Midway Arena is a proposed indoor arena to be constructed in San Diego, California, intended to replace the 1960s-era Pechanga Arena. The development proposal includes the 16,000-seat arena, housing units, a multi-acre urban park, and a mixed-use entertainment, arts, and cultural district.

==History==
In 2020, the City of San Diego proposed redeveloping the Midway-area sports arena site, a 49 acre parcel. Four developers submitted bids and two were chosen to continue the process, with the winning bid belonging to Brookfield Properties. Plans were halted 10 months later when a state agency claimed the city was not in a position to dispose of the land and had not complied with state regulations.

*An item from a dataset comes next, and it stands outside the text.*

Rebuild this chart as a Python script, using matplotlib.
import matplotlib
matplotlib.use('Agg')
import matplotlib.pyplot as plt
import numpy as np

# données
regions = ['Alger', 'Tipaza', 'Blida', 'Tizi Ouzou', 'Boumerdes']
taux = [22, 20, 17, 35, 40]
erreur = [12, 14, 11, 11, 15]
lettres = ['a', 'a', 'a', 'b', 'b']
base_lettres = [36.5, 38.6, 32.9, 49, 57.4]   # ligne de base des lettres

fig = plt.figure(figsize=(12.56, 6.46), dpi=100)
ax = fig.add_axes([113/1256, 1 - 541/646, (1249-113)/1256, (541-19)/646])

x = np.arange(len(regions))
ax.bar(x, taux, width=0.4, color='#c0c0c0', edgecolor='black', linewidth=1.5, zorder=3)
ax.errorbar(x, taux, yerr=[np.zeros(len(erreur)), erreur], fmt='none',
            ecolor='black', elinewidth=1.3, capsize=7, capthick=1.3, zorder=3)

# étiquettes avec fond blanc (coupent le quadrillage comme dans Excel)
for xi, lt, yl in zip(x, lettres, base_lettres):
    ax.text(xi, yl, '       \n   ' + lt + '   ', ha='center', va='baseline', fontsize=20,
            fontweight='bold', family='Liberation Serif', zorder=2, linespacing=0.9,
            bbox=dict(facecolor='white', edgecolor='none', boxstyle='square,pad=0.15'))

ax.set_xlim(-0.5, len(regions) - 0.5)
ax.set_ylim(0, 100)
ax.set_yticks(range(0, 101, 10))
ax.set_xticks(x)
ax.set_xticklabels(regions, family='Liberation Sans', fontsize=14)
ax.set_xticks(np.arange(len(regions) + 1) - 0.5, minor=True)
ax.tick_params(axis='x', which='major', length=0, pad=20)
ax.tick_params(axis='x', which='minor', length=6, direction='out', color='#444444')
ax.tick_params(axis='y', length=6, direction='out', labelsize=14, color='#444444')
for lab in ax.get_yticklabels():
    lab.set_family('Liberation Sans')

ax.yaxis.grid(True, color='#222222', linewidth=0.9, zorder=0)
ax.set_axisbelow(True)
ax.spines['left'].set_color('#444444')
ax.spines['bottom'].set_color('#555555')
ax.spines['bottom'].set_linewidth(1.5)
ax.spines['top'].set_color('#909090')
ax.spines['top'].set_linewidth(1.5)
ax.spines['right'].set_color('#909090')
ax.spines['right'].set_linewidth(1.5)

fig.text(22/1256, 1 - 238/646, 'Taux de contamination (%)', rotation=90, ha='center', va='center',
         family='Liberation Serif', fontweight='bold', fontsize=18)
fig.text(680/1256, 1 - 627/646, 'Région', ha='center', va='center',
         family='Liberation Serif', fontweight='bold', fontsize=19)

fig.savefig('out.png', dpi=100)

San Diego restarted the application process in 2021 in accordance with state regulations. Seven applications were received, with five chosen to continue the application process, then further narrowed down to three. In 2022, the city chose the development team Midway Rising to redevelop the site. Midway Rising had a two-year window with San Diego to come to terms with the city; however, the mayor was also able to extend the agreement for two one-year terms. Both parties could also walk away from the deal at any time.

On June 12, 2023, businessman Stan Kroenke, owner of multiple teams of the major professional sports leagues, joined Midway Rising as its majority investor.